Dataset rows
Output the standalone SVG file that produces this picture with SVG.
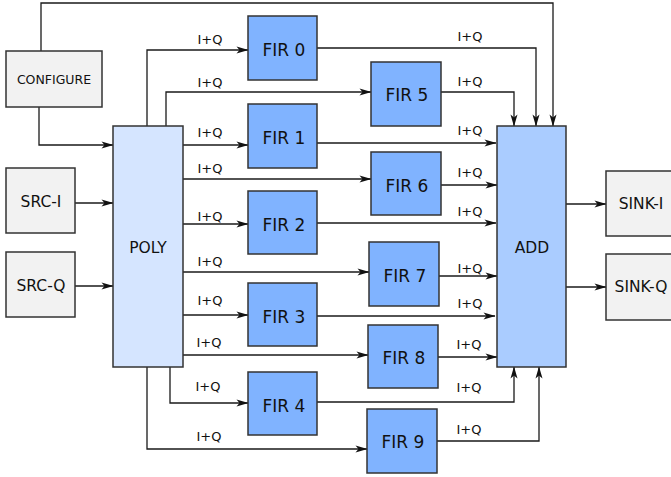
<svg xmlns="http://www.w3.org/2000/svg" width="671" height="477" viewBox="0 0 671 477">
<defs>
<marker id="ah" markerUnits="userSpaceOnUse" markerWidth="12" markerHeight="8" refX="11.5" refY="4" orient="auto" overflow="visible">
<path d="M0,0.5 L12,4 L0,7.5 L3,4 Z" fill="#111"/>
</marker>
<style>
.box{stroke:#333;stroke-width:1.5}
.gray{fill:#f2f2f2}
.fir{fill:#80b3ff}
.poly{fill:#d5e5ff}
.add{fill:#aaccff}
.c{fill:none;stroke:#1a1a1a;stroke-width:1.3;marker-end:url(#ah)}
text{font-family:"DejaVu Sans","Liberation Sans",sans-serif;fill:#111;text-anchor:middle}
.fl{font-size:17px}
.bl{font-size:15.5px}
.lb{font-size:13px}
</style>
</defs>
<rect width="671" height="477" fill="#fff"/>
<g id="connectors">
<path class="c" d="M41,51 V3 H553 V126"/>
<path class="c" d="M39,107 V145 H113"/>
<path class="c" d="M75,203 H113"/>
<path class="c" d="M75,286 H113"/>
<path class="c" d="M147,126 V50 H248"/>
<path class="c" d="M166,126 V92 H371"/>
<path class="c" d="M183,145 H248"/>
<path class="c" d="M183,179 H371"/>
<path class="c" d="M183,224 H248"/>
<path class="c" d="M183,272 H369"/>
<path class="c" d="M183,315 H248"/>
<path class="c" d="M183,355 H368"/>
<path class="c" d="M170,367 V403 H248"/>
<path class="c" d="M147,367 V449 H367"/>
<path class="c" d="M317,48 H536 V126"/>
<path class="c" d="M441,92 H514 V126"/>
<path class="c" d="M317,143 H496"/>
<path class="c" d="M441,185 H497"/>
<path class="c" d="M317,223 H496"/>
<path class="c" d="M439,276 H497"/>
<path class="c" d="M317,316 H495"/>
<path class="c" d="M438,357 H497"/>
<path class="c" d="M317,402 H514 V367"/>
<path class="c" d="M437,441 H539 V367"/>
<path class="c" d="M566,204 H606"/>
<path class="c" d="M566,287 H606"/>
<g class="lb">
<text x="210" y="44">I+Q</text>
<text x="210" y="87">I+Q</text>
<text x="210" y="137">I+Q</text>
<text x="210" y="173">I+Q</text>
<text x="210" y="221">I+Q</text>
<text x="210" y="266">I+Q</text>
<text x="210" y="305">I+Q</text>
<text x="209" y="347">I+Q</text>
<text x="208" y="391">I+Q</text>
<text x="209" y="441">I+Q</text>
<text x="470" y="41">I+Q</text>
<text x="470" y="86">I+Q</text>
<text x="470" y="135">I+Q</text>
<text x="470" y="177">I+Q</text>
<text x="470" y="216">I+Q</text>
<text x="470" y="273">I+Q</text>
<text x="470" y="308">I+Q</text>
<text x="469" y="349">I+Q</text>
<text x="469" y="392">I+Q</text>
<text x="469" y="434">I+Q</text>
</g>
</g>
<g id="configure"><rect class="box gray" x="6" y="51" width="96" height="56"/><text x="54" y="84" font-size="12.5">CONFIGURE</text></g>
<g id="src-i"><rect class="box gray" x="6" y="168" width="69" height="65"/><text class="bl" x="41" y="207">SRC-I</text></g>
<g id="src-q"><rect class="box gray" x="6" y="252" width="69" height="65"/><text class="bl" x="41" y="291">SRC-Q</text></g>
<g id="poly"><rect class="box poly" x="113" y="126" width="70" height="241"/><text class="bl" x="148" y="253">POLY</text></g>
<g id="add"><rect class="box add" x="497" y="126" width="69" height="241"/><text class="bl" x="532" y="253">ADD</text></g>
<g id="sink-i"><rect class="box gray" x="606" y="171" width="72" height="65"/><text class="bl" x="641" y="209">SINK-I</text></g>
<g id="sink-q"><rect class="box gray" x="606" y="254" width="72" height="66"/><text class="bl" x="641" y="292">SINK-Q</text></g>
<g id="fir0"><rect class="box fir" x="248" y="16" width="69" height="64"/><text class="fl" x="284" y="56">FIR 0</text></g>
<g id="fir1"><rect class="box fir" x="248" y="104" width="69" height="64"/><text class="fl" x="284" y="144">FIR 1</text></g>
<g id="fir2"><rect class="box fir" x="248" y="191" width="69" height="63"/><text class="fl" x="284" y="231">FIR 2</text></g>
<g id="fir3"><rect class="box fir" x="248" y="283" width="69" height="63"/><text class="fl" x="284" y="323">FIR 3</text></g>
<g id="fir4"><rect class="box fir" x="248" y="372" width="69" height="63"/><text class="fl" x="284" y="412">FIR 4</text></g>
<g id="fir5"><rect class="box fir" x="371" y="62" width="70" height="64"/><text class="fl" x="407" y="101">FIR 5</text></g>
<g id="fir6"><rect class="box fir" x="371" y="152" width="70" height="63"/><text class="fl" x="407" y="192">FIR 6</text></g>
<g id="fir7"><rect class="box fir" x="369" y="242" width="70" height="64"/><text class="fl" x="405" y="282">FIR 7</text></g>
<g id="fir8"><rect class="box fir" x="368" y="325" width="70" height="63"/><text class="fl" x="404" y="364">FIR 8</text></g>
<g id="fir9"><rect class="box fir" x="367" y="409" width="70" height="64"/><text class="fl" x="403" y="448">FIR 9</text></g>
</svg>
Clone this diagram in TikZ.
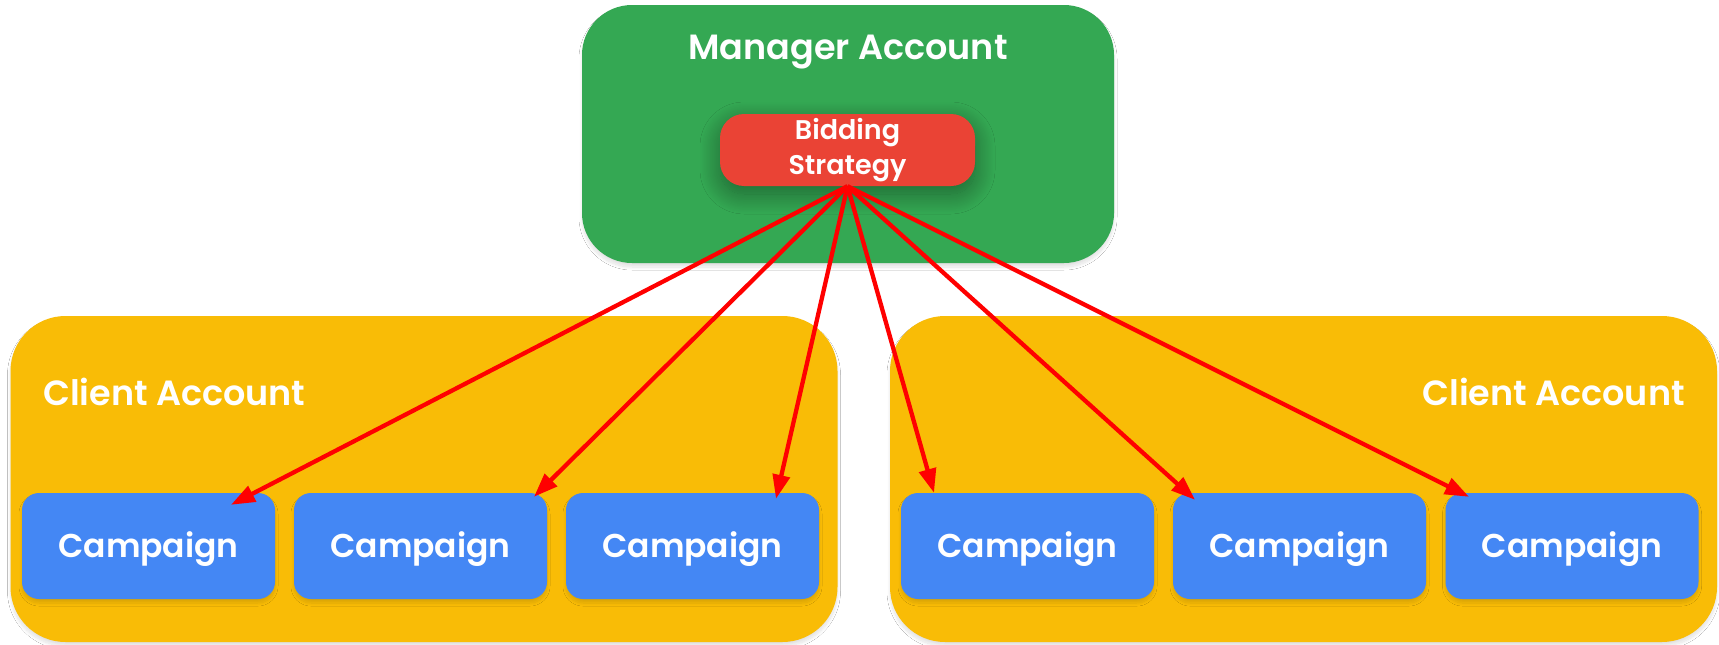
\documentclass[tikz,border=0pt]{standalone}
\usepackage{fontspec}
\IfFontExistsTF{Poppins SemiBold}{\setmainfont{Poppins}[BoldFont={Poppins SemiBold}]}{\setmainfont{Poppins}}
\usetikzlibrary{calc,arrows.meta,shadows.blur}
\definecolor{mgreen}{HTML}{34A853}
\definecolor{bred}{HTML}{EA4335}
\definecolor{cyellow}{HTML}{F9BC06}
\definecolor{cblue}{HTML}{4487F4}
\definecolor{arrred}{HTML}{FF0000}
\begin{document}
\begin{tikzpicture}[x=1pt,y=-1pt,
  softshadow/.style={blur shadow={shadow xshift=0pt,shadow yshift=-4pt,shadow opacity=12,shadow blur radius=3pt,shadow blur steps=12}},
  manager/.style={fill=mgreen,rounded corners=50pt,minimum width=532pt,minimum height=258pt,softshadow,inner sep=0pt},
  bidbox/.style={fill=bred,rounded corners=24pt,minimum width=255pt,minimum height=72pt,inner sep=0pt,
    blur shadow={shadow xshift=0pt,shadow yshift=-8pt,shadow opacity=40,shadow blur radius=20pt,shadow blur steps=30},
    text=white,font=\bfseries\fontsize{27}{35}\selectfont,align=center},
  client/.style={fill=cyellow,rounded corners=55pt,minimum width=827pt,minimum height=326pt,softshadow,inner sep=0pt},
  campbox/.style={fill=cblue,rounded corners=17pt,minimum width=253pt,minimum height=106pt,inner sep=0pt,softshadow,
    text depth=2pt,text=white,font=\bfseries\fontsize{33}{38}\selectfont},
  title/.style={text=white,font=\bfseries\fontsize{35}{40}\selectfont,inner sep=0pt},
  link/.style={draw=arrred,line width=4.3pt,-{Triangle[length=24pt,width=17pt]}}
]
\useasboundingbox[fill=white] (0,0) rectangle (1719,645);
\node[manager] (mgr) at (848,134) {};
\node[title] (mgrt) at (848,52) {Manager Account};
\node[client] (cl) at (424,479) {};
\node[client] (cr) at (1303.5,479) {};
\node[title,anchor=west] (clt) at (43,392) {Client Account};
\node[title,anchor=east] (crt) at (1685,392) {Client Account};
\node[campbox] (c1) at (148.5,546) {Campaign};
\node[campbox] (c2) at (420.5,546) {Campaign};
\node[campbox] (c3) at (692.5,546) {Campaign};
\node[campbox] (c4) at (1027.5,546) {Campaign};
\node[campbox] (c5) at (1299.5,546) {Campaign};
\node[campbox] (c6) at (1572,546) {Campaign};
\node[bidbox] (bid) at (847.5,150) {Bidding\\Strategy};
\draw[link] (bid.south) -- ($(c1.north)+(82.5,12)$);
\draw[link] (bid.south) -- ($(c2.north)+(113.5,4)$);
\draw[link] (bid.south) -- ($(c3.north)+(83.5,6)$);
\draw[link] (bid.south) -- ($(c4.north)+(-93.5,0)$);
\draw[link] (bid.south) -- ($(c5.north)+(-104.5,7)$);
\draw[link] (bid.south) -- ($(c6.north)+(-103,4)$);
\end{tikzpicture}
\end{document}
* * *
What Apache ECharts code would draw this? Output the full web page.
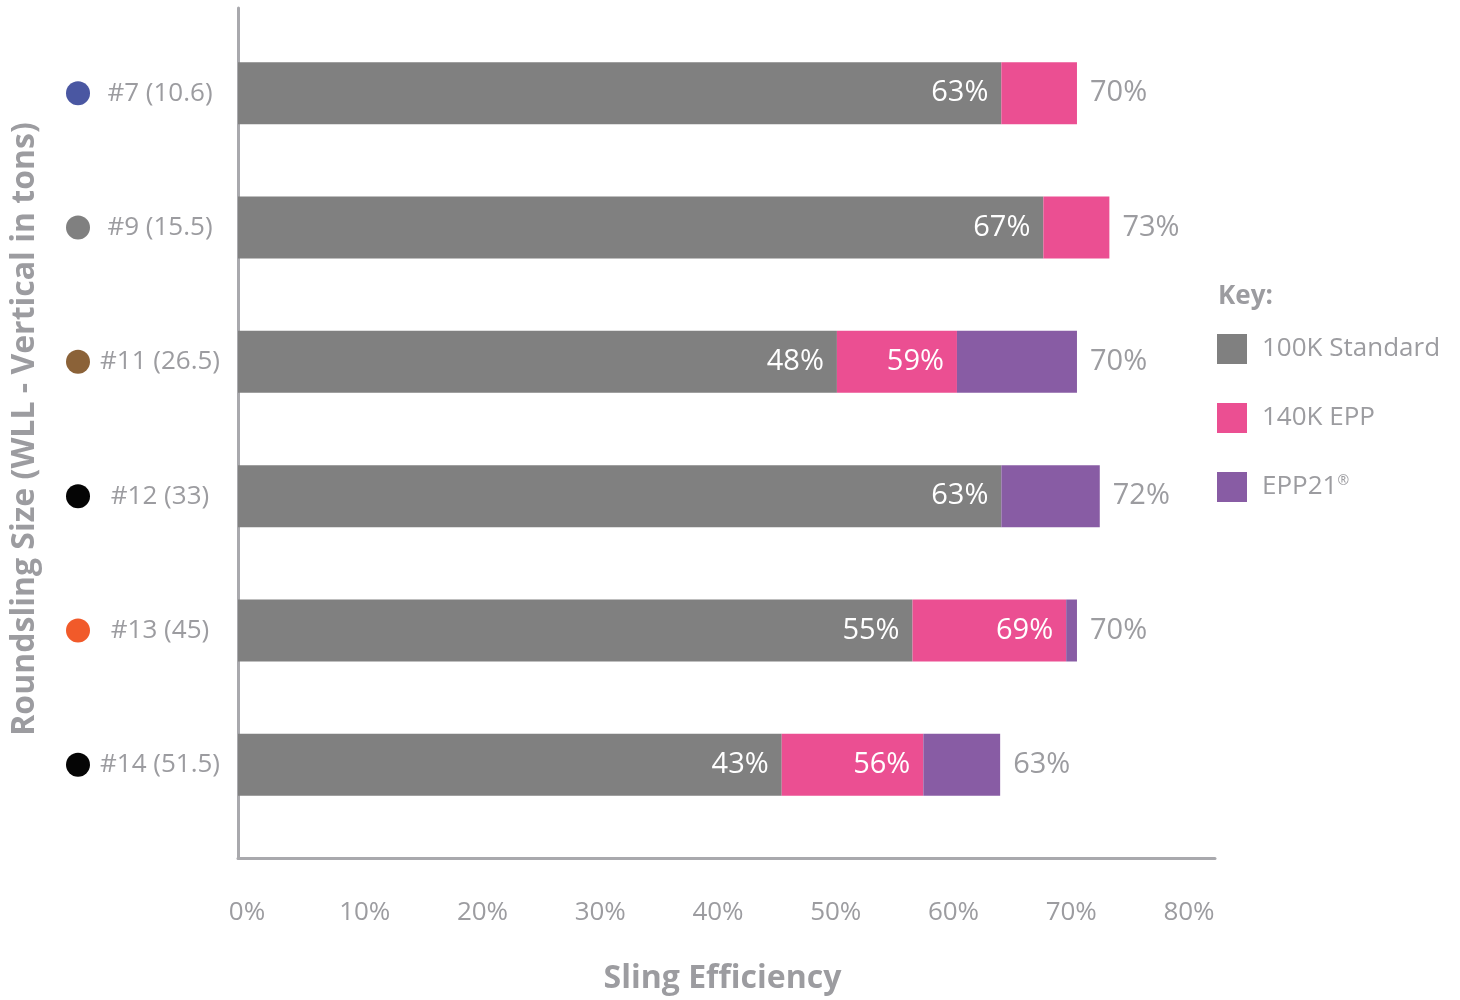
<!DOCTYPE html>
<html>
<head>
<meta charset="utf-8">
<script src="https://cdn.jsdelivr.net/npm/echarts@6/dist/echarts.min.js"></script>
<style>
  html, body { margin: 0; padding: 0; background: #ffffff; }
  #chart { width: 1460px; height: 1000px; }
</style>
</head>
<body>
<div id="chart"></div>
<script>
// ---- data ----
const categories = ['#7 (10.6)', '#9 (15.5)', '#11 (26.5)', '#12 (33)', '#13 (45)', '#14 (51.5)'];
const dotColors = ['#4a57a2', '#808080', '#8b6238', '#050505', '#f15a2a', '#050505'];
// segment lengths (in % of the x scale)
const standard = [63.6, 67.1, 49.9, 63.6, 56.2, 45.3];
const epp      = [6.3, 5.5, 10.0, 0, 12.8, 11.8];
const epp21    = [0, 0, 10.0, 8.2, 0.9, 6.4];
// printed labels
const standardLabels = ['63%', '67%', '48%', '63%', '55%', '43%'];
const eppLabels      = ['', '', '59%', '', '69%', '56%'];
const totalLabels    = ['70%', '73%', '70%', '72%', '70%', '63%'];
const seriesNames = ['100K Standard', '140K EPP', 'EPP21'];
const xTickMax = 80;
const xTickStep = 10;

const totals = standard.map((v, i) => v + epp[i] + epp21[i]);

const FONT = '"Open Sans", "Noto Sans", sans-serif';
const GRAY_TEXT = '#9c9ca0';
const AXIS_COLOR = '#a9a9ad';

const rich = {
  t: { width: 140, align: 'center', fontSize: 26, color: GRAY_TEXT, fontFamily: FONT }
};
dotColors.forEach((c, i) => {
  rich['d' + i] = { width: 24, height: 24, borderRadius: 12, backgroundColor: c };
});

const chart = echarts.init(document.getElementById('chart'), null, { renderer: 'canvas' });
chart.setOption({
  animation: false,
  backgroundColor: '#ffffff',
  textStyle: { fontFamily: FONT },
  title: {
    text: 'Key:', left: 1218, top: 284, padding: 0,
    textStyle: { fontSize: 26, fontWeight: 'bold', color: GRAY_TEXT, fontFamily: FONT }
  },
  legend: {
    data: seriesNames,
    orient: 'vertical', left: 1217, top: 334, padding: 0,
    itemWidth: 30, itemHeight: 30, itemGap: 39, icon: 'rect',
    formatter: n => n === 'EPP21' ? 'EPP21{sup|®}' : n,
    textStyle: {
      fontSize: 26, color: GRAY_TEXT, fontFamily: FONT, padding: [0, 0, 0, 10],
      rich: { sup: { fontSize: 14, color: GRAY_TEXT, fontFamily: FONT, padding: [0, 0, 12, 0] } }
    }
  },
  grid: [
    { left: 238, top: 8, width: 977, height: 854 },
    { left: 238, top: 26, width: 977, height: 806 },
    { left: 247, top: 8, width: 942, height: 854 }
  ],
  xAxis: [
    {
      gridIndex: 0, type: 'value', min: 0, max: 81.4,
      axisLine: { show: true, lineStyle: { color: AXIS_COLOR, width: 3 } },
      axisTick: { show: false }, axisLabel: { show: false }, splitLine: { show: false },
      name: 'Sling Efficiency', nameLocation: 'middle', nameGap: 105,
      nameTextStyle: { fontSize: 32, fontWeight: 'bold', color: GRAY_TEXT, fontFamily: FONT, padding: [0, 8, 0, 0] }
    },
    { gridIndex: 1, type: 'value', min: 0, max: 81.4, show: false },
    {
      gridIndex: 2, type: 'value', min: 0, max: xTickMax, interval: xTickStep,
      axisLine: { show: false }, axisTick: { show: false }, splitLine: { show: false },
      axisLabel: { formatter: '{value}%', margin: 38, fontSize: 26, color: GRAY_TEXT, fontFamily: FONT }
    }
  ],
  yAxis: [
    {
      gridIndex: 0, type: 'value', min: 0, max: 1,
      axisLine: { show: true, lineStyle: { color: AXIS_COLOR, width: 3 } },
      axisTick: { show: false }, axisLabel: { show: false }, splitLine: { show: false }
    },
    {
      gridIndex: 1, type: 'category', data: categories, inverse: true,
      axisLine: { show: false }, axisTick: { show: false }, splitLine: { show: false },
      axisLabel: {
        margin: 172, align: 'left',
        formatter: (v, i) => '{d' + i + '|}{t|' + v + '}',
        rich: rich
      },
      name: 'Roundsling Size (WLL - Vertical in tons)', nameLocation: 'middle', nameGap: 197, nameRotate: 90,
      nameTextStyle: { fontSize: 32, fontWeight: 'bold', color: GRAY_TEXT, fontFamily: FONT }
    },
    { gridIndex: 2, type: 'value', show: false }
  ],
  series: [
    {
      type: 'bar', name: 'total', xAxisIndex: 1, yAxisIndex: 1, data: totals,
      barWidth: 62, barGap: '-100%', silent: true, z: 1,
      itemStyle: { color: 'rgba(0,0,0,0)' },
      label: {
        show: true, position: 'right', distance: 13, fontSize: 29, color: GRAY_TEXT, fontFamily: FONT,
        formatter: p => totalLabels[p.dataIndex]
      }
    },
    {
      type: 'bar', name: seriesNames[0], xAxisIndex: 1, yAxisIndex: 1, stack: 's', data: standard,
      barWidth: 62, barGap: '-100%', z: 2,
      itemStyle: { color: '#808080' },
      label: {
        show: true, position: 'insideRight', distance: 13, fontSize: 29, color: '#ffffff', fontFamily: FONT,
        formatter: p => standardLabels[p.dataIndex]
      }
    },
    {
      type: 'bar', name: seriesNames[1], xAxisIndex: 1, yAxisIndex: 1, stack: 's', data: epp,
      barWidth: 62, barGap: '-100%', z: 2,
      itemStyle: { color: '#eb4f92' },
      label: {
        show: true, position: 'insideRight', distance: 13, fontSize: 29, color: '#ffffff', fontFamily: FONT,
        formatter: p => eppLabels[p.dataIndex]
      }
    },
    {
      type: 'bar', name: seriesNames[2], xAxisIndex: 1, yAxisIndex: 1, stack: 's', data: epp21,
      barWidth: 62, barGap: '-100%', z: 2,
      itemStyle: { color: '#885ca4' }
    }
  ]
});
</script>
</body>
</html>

Work required
What is the number of lines in this material that hold the string "standalone"? Answer with that number only.

Result of the exercise
2